BUG 2 — No default memory limit on the agent container

─────────────────────────────────────────

  $ kubectl get pod aimee-assistan2 -o yaml | grep -A 1 "resources:"                                            

  resources: {}

With no memory limit, a batch running CPU-based faster-whisper transcription (analyzing Google Drive videos via a

skill) grew unbounded until the kernel OOM-killer terminated the container:

  lastState:                                                                                                    

    terminated:

      exitCode: 137                                                                                             

      reason: OOMKilled

      startedAt: "2026-04-23T05:46:46Z"

      finishedAt: "2026-04-23T20:16:01Z"                                                                        

Because no per-pod limit is set, memory pressure affected the whole Docker Desktop VM, not just this pod — other

pods could have been evicted as collateral damage.

─────────────────────────────────────────

Related existing issues I also encountered

─────────────────────────────────────────

restart (nemoclaw-start.sh only runs at sandbox creation, not on pod recreation). Hit this ~5 times today.

My OPENSHELL_SSH_HANDSHAKE_SECRET env var in the Sandbox CRD had a stale value after a helm chart upgrade rotated

the server-side value; I had to manually patch the CRD to match before the TUI could connect.

─────────────────────────────────────────

Workaround I hand-applied

─────────────────────────────────────────

1. Created a 10Gi PVC with local-path StorageClass:

 kubectl apply -f - <<EOF                                                                                       

 apiVersion: v1                                                                                                 

 kind: PersistentVolumeClaim

 metadata:                                                                                                      

   name: aimee-assistan2-openclaw-data

   namespace: openshell                                                                                         

 spec:

   resources: {requests: {storage: 10Gi}}                                                                       

   storageClassName: local-path          

 EOF                                                                                                            

2. Patched the Sandbox CRD to add the volume + mount:

 kubectl patch sandbox aimee-assistan2 -n openshell --type=json -p='\[                                           

   {"op":"add","path":"/spec/podTemplate/spec/volumes/-","value":{"name":"openclaw-data","persistentVolumeClaim"

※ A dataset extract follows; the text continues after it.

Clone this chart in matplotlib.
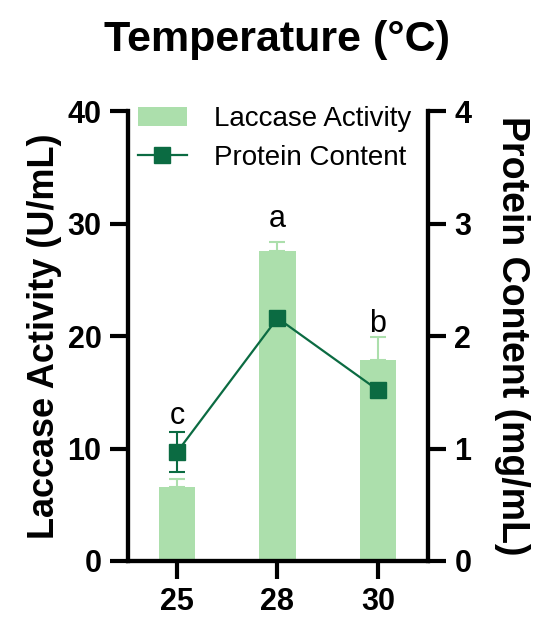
import numpy as np
import matplotlib.pyplot as plt

plt.rcParams['font.family'] = ['Liberation Sans', 'DejaVu Sans']

temps = ['25', '28', '30']
laccase = [6.6, 27.6, 17.9]
laccase_err = [0.7, 0.8, 2.0]
protein = [0.97, 2.16, 1.52]
protein_err = [0.18, 0.0, 0.0]
letters = ['c', 'a', 'b']
letter_y = [12.9, 30.4, 21.1]

bar_col = '#acdfac'
line_col = '#0b6b42'

fig = plt.figure(figsize=(5.34, 6.17), dpi=100)
ax = fig.add_axes([0.2397, 0.0908, 0.5618, 0.729])
x = np.arange(len(temps))

ax.bar(x, laccase, width=0.36, color=bar_col, label='Laccase Activity', zorder=1)
ax.errorbar(x, laccase, yerr=[np.zeros(3), laccase_err], fmt='none',
            ecolor=bar_col, elinewidth=1.5, capsize=6, capthick=1.5, zorder=1)
for xi, l, ly in zip(x, letters, letter_y):
    ax.text(xi, ly, l, ha='center', va='center', fontsize=22)

ax2 = ax.twinx()
ax2.errorbar(x, protein, yerr=protein_err, fmt='none', ecolor=line_col,
             elinewidth=1.5, capsize=6, capthick=1.5)
ax2.plot(x, protein, color=line_col, marker='s', markersize=11, lw=1.6,
         label='Protein Content')

ax.set_xlim(-0.49, 2.5)
ax.set_ylim(0, 40)
ax2.set_ylim(0, 4)
ax.set_yticks([0, 10, 20, 30, 40])
ax2.set_yticks([0, 1, 2, 3, 4])
ax.set_xticks(x)
ax.set_xticklabels(temps)

for a in (ax, ax2):
    for s in a.spines.values():
        s.set_linewidth(3)
    a.spines['top'].set_visible(False)
    a.tick_params(width=3, length=13, labelsize=22, pad=6)
    for lab in a.get_xticklabels() + a.get_yticklabels():
        lab.set_fontweight('bold')

ax.set_ylabel('Laccase Activity (U/mL)', fontsize=26, fontweight='bold', labelpad=4)
ax2.set_ylabel('Protein Content (mg/mL)', fontsize=27, fontweight='bold',
               rotation=270, labelpad=42)
fig.suptitle('Temperature (°C)', fontsize=31, fontweight='bold', x=0.519, y=0.967)

h1, l1 = ax.get_legend_handles_labels()
h2, l2 = ax2.get_legend_handles_labels()
ax.legend(h1 + h2, l1 + l2, loc='upper left', bbox_to_anchor=(-0.05, 1.067),
          frameon=False, fontsize=20, handlelength=1.75, handletextpad=1.0,
          labelspacing=0.45)

fig.savefig('out.png', dpi=100)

:{“claimName”:“aimee-assistan2-openclaw-data”}}},

   {"op":"add","path":"/spec/podTemplate/spec/containers/0/volumeMounts/-","value":{"mountPath":"/sandbox/.openc

law-data",“name”:“openclaw-data”}}

 \]'                                                                                                             

3. Added resource requests/limits (prevent whole-node memory pressure):

 {"requests":{"memory":"512Mi","cpu":"250m"},"limits":{"memory":"4Gi"}}                                         

4. Force pod recreation + restore data from local backup (~/.nemoclaw/backups/).

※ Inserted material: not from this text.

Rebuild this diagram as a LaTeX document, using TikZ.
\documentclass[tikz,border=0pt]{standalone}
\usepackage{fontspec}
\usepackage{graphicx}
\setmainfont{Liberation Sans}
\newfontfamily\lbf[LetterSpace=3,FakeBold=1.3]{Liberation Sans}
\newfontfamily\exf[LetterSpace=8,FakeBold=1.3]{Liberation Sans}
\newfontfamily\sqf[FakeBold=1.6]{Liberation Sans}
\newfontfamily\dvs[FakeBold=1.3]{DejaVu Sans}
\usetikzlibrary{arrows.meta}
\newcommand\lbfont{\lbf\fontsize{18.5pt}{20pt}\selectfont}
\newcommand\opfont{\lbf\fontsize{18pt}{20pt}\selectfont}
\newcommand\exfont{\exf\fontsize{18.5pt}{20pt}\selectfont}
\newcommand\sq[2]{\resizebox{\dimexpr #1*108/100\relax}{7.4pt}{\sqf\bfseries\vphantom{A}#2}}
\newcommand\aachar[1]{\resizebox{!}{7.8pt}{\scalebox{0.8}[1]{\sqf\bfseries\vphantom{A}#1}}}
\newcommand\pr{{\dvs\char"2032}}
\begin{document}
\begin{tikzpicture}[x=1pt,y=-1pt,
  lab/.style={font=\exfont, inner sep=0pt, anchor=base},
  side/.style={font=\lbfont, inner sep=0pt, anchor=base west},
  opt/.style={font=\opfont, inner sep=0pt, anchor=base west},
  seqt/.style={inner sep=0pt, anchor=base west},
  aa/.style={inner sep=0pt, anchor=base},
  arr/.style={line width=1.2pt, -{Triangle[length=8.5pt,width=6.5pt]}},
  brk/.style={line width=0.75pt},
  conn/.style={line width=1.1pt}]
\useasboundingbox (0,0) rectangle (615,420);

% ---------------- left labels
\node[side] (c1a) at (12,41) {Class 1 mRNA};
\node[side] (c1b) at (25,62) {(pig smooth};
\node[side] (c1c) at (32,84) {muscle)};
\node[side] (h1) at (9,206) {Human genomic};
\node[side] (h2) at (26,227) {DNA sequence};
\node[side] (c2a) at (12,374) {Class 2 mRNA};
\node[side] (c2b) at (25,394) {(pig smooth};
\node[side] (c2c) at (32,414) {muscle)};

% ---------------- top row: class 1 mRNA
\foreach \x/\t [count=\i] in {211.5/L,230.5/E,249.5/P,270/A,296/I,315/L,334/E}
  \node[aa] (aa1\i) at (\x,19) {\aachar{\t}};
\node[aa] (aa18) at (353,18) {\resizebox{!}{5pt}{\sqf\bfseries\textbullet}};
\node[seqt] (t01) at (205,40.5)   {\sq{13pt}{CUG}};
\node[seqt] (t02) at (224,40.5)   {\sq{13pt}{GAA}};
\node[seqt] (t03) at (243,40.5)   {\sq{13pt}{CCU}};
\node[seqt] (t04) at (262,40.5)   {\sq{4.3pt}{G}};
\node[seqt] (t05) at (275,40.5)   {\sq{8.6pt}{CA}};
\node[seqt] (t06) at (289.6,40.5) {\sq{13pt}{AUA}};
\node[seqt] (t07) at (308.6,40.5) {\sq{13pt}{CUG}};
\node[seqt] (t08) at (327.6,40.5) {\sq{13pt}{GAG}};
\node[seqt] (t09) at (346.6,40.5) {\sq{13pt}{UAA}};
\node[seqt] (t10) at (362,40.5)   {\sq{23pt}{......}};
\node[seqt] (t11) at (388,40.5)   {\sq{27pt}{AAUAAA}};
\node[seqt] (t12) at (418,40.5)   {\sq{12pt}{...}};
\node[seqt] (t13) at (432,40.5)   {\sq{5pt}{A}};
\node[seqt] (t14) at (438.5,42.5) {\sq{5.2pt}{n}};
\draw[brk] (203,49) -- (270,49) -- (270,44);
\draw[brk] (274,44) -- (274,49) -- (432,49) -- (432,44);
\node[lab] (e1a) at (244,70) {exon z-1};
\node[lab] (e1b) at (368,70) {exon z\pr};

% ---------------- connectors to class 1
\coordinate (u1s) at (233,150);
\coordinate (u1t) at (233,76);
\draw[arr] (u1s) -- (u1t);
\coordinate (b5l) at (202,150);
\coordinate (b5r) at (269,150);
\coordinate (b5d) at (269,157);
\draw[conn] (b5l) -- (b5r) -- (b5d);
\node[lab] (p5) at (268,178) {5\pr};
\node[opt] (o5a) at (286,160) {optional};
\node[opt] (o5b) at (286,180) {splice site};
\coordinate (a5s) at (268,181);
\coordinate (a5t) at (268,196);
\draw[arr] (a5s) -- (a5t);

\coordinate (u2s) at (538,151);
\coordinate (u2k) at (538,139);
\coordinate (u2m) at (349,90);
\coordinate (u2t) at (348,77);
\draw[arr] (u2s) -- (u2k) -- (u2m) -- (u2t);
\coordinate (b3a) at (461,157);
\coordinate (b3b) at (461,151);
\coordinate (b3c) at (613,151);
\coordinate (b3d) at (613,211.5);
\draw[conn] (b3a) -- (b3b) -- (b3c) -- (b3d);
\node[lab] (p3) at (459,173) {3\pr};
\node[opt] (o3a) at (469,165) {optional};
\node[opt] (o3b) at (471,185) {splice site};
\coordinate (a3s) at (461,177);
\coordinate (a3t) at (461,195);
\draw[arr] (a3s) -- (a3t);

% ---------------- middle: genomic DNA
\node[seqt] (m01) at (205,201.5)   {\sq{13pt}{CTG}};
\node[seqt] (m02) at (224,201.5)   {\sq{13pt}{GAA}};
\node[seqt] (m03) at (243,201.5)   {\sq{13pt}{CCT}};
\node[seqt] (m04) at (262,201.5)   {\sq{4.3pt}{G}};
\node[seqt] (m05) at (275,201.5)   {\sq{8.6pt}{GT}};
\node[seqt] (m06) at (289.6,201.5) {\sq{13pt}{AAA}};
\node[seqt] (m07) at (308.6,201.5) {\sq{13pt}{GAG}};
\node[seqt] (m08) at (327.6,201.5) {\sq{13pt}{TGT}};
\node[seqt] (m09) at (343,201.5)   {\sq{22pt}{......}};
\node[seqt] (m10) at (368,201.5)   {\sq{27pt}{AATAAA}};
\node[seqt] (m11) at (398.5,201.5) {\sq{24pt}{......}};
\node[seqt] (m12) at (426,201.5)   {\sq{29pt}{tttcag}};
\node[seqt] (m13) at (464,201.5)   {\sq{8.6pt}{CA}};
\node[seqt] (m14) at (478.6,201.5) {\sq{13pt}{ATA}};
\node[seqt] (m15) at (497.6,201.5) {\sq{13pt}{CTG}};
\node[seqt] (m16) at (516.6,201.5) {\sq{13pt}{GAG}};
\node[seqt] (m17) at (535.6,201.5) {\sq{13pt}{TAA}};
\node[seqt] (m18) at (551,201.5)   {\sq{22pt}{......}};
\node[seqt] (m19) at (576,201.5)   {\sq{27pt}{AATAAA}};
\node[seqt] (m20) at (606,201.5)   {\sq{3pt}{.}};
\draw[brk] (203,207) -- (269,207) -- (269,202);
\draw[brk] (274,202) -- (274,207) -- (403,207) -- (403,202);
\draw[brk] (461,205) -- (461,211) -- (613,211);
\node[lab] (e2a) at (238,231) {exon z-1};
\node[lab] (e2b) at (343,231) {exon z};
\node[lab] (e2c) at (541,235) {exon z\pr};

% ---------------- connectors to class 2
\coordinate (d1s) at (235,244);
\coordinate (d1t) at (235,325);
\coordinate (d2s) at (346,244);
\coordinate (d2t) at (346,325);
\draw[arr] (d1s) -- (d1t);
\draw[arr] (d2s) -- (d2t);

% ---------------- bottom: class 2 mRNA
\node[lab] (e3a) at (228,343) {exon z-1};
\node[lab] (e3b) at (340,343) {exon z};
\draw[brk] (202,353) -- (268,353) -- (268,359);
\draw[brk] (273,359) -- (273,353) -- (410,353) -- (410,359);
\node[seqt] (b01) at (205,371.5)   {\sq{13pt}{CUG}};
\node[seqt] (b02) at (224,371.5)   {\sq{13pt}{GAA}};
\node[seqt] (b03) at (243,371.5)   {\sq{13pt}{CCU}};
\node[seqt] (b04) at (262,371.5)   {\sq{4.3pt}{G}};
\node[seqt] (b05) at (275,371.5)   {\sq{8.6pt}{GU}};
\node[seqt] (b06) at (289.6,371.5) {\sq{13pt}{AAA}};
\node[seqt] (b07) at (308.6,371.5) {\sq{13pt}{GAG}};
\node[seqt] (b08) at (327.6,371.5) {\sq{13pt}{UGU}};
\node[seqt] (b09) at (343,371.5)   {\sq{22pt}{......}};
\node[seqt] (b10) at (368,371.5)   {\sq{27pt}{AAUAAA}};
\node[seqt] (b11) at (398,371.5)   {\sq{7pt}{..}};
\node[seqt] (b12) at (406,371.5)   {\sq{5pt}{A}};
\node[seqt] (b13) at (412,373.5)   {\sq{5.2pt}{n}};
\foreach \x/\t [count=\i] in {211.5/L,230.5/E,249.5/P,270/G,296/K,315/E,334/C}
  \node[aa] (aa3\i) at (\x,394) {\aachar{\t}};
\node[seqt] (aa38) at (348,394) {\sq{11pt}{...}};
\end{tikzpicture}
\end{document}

Data now survives container restarts, OOMs are container-scoped.

─────────────────────────────────────────

Questions for the NemoClaw team

─────────────────────────────────────────

1. Is the missing PVC a setup-flow bug, or is my install corrupted? Should a fresh `nemoclaw onboard` always

produce a Sandbox CRD with a PVC?

2. Are there plans to ship default `resources.requests`/`resources.limits` in the generated Sandbox podTemplate?

Running without any memory cap is a footgun on Docker-Desktop-hosted clusters.

3. Is there a supported path to migrate an existing sandbox from ephemeral-overlay to PVC-backed storage without

losing data? `nemoclaw rebuild` is mentioned in docs — does it add a PVC if one is missing?

4. Should `/sandbox/.openclaw/skills` be a symlink at all? It makes skill persistence depend on persistence of

`.openclaw-data/`, which has different guarantees from `workspace/`.

Happy to run additional diagnostics or provide a `nemoclaw debug` tarball if useful.